**Record set:**
————————
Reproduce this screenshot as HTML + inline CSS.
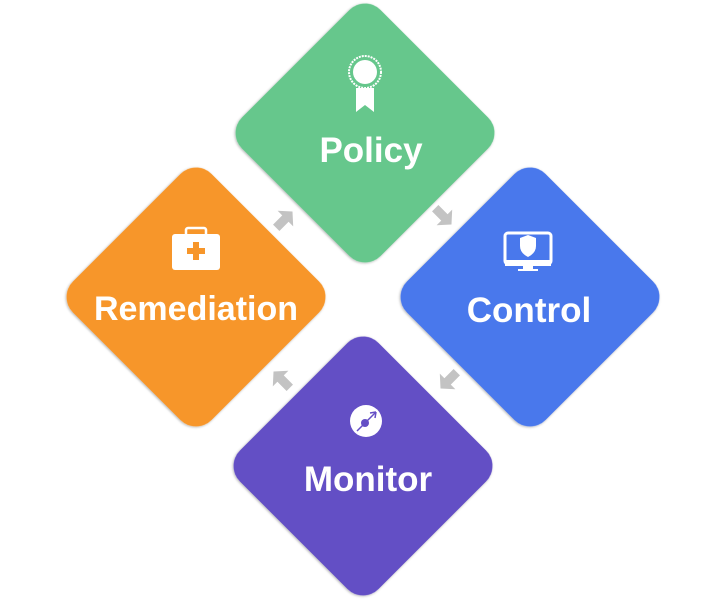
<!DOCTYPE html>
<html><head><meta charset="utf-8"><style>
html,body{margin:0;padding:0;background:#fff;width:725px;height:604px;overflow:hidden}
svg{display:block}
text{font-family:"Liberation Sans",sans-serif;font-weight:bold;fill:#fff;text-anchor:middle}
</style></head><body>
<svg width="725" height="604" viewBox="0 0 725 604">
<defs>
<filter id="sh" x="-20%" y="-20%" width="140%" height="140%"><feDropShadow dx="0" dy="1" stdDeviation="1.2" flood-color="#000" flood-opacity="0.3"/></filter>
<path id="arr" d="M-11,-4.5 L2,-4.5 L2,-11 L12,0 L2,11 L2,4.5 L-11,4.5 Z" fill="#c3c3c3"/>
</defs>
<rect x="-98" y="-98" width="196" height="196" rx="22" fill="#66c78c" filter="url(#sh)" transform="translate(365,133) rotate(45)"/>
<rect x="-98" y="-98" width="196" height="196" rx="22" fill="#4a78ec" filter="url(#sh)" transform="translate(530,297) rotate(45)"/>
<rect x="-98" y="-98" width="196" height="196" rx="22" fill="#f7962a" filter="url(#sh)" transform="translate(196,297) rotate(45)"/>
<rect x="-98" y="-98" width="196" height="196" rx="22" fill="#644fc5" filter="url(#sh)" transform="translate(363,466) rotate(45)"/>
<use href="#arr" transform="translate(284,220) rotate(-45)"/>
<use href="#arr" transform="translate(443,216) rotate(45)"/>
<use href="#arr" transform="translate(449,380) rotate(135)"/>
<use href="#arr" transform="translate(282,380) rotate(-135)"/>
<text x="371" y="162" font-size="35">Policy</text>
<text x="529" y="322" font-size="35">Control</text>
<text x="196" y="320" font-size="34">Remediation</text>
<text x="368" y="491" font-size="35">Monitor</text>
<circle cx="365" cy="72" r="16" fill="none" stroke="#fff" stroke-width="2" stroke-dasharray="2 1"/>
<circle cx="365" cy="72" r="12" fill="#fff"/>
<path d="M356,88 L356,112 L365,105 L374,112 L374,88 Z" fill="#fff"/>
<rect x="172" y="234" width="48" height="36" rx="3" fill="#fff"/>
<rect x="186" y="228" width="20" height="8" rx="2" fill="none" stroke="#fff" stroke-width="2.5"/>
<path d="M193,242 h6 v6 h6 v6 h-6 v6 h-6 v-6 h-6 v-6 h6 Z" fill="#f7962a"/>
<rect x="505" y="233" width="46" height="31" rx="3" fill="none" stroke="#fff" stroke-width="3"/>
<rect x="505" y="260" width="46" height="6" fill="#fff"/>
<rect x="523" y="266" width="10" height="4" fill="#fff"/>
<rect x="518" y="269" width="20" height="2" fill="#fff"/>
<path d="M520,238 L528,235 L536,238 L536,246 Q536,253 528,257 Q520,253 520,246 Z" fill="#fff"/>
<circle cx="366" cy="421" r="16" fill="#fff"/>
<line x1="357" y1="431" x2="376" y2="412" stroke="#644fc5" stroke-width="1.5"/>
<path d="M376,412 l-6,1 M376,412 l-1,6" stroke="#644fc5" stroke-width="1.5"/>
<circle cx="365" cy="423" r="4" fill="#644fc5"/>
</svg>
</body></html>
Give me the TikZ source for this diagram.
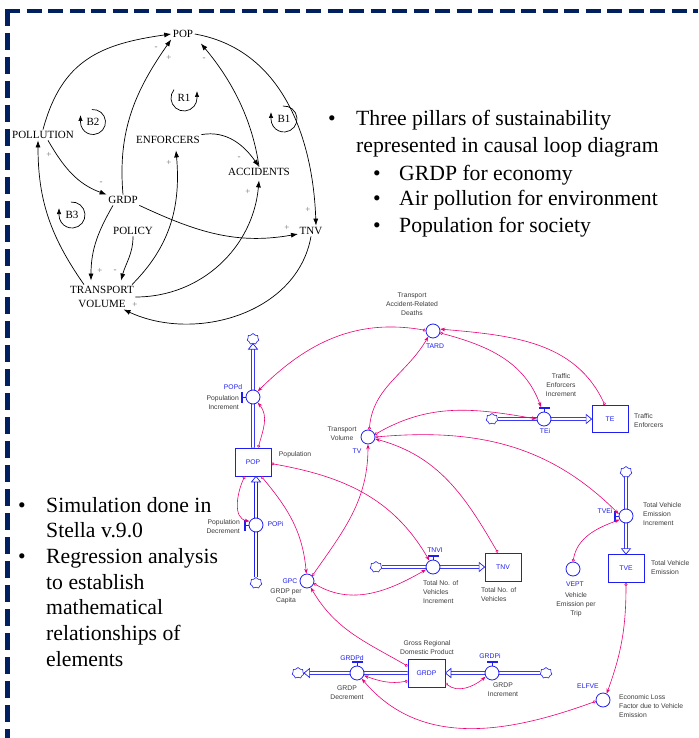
————————
**Set exercise:** Pull out each line of the records holding the string "this".

**Task answer:**
Reproduce this screenshot as HTML + inline CSS.
Give me the TikZ source for this diagram.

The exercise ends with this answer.